Another suggestion: A sentence should be placed at the beginning of every business contract that explicitly says that lying on this contract is unethical and illegal, because that kind of statement would get people into the proper cognitive frame.
Along similar lines, some years ago Ross Anderson made the suggestion that the webpages of peoples’ online bank accounts should include their photographs, based on the research that it’s harder to commit fraud against someone who you identify with as a person.
Two excellent papers on this topic:
- Nina Mazar and Dan Ariely, “Dishonesty in Everyday Life and its Policy Implications,” Journal of Public Policy and Marketing, 2006, vol. 25, No. 1: 117-126.
- Nina Mazar, On Amir, and Dan Ariely, “The Dishonesty of Honest People: A Theory of Self-Concept Maintenance,” Journal of Marketing Research, 2008, vol. 45: 633-634.
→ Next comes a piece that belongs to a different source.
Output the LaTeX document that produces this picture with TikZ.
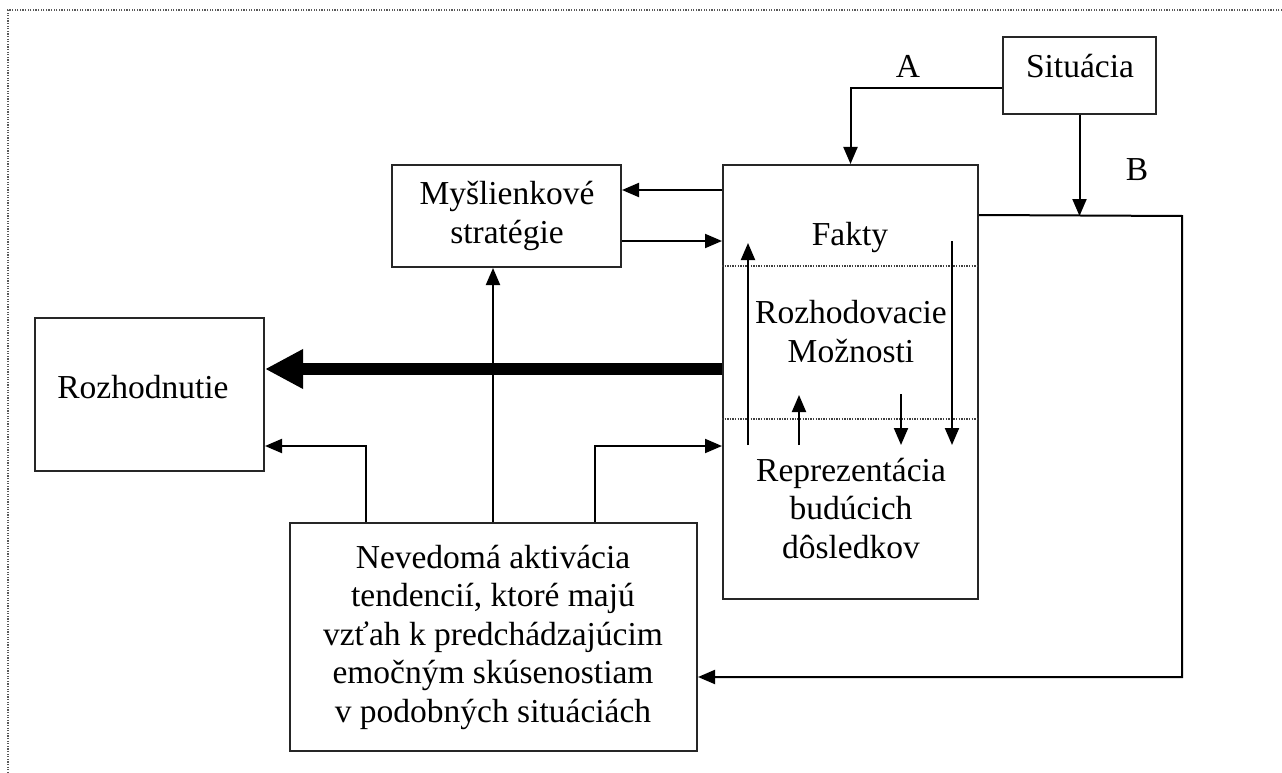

Abstract of the second paper:
Dishonesty plays a large role in the economy. Causes for (dis)honest behavior seem to be based partially on external rewards, and partially on internal rewards. Here, we investigate how such external and internal rewards work in concert to produce (dis)honesty. We propose and test a theory of self-concept maintenance that allows people to engage to some level in dishonest behavior, thereby benefiting from external benefits of dishonesty, while maintaining their positive view about themselves in terms of being honest individuals. The results show that (1) given the opportunity to engage in beneficial dishonesty, people will engage in such behaviors; (2) the amount of dishonesty is largely insensitive to either the expected external benefits or the costs associated with the deceptive acts; (3) people know about their actions but do not update their self-concepts; (4) causing people to become more aware of their internal standards for honesty decreases their tendency for deception; and (5) increasing the “degrees of freedom” that people have to interpret their actions increases their tendency for deception. We suggest that dishonesty governed by self-concept maintenance is likely to be prevalent in the economy, and understanding it has important implications for designing effective methods to curb dishonesty.